The soundtrack isn't as consistently good but it's still fitting to the setting and all that. The new inclusions have their bangers and stinkers. The stinkers still fit the atmosphere. The new versions of songs from TWEWY are fucking cool too.

All things considered, NEO is a competent action RPG with a competent plot so far. It has enough unique stuff going for it to set it apart from what people would expect from a modern, anime-looking-ass action RPG. In comparison to TWEWY, I think it doesn't do enough to set it apart from the pack to recommend everyone go buy this thing right fucking now as opposed to the original TWEWY, which I still recommend to people to this day. I can also do that with confidence because for an RPG with as complicated of a plot as it has, TWEWY doesn't take up that much time. NEO fucking does.

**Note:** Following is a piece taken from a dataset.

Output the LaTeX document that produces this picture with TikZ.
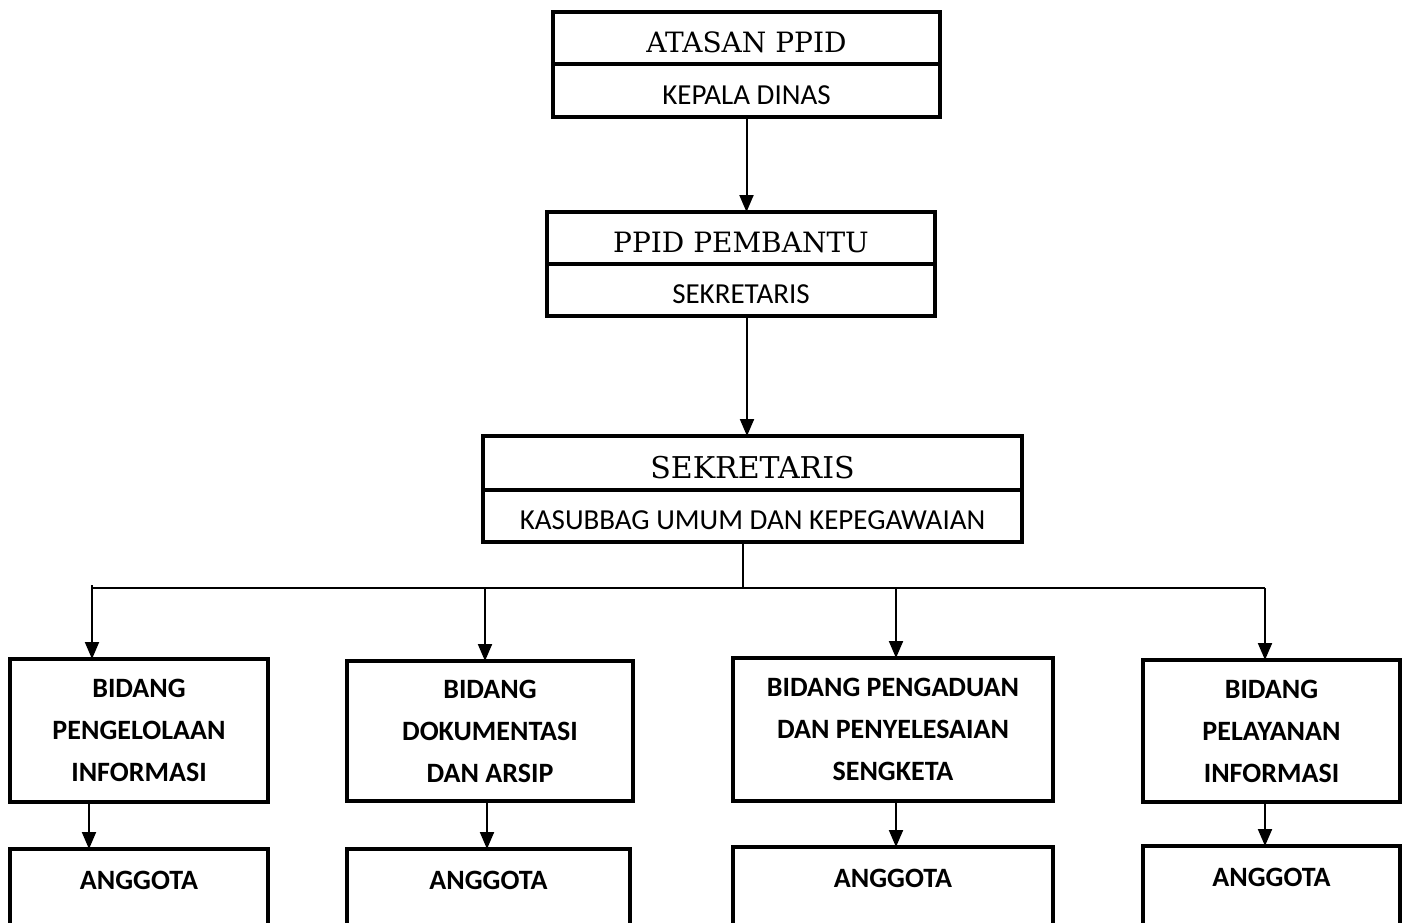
\documentclass[tikz,border=0pt]{standalone}
\usepackage{fontspec}
\setmainfont{DejaVu Serif}
\newfontfamily\carlito{Carlito}
\usetikzlibrary{arrows.meta,positioning}

\tikzset{
  box/.style={draw,line width=3.5pt,outer sep=0pt,inner sep=0pt,align=center},
  head/.style={box,font=\fontsize{28}{34}\selectfont,text height=28pt,text depth=0pt},
  sub/.style={box,font=\carlito\fontsize{29}{34}\selectfont,text height=27pt,text depth=0pt},
  bidang/.style={box,font=\carlito\bfseries\fontsize{28}{42}\selectfont},
  arr/.style={draw,line width=2pt,-{Triangle[width=14pt,length=17pt]}},
  line/.style={draw,line width=2pt}
}

\begin{document}
\begin{tikzpicture}[x=1pt,y=-1pt]
  \useasboundingbox (0,0) rectangle (1411,922);
  \clip (0,0) rectangle (1411,922);
  \fill[white] (0,0) rectangle (1411,922);

  %% top boxes
  \node[head,minimum width=387pt,minimum height=52pt] (atasan) at (746.5,38) {ATASAN PPID};
  \node[sub,minimum width=387pt,minimum height=53pt,below=0pt of atasan] (kadis) {KEPALA DINAS};

  \node[head,minimum width=388pt,minimum height=52pt] (ppid) at (741,238) {PPID PEMBANTU};
  \node[sub,minimum width=388pt,minimum height=52pt,below=0pt of ppid] (sekre) {SEKRETARIS};

  \node[head,font=\fontsize{30}{36}\selectfont,text height=30pt,minimum width=539pt,minimum height=54pt] (sekr) at (752.5,463) {SEKRETARIS};
  \node[sub,minimum width=539pt,minimum height=52pt,below=0pt of sekr] (kasub) {KASUBBAG UMUM DAN KEPEGAWAIAN};

  %% bidang
  \node[bidang,minimum width=258pt,minimum height=143pt] (bidA) at (139,730.5) {BIDANG\\PENGELOLAAN\\INFORMASI};
  \node[bidang,minimum width=286pt,minimum height=140pt] (bidB) at (490,731) {BIDANG\\DOKUMENTASI\\DAN ARSIP};
  \node[bidang,minimum width=320pt,minimum height=143pt] (bidC) at (893,729.5) {BIDANG PENGADUAN\\DAN PENYELESAIAN\\SENGKETA};
  \node[bidang,minimum width=257pt,minimum height=142pt] (bidD) at (1271.5,731) {BIDANG\\PELAYANAN\\INFORMASI};

  %% anggota
  \node[bidang,minimum width=258pt,minimum height=96pt,text depth=34pt] (angA) at (139,897) {ANGGOTA};
  \node[bidang,minimum width=283pt,minimum height=96pt,text depth=34pt] (angB) at (488.5,897) {ANGGOTA};
  \node[bidang,minimum width=320pt,minimum height=96pt,text depth=34pt] (angC) at (893,895) {ANGGOTA};
  \node[bidang,minimum width=257pt,minimum height=96pt,text depth=34pt] (angD) at (1271.5,894) {ANGGOTA};

  %% connectors
  \draw[arr] (kadis.south) -- (kadis.south |- ppid.north);
  \draw[arr] (sekre.south) ++(6,0) coordinate (s1) (s1) -- (s1 |- sekr.north);

  \coordinate (bus) at (743,588);
  \coordinate (busA) at (92,588);
  \coordinate (busB) at (485,588);
  \coordinate (busC) at (896,588);
  \coordinate (busD) at (1265,588);
  \draw[line] (bus |- kasub.south) -- (bus);
  \draw[line] (busA) -- (busD);
  \draw[line] (busA) -- ++(0,-3);
  \foreach \b/\n in {busA/bidA,busB/bidB,busC/bidC,busD/bidD}
    \draw[arr] (\b) -- (\b |- \n.north);

  \coordinate (dnA) at (89,820);
  \coordinate (dnB) at (487,820);
  \coordinate (dnC) at (896,820);
  \coordinate (dnD) at (1265,820);
  \foreach \d/\n/\m in {dnA/bidA/angA,dnB/bidB/angB,dnC/bidC/angC,dnD/bidD/angD}
    \draw[arr] (\d |- \n.south) -- (\d |- \m.north);
\end{tikzpicture}
\end{document}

NEO is just kind of going for something different and I think it pulls that off. I kind of hinted at this earlier but it's just not as poignant as the original in any regard. Still, I don't want to give off the impression that this is a huge disappointment or total trash. I would love to keep playing the game, hardware willing, and I don't completely regret my purchase. Had I known my PS4 was going to physically reject the fucking thing, I probably wouldn't have pre-ordered it or waited for Switch reviews to get that version instead but you don't care about that so why am I even talking about it? NEO definitely takes characters and ideas from TWEWY in a way that is fun for veterans of the original game. However, I think I could still recommend NEO to newcomers because it does have its own story going on. In any case, I still recommend the original way higher than NEO. I still haven't played the Switch version of TWEWY but maybe I should finally do that sometime. That's still an option by the way if you want to play that first without dusting off your DS Lite or one of your 3 different Zelda-branded 3DS's. Or 2DS's. Nintendo's fucking silly. If you can play it without either console actively fighting back against you, I guess I soft recommend NEO. It's a solid action RPG with plenty of style to possibly make up for all of the things it really doesn't improve over my nostalgia-blind pedestal-hog vision of the original. If you already like the first game but are wary of trying NEO, ehhhhh. I think you'll like it but see if you can wait a bit longer for it to be like $40 or less.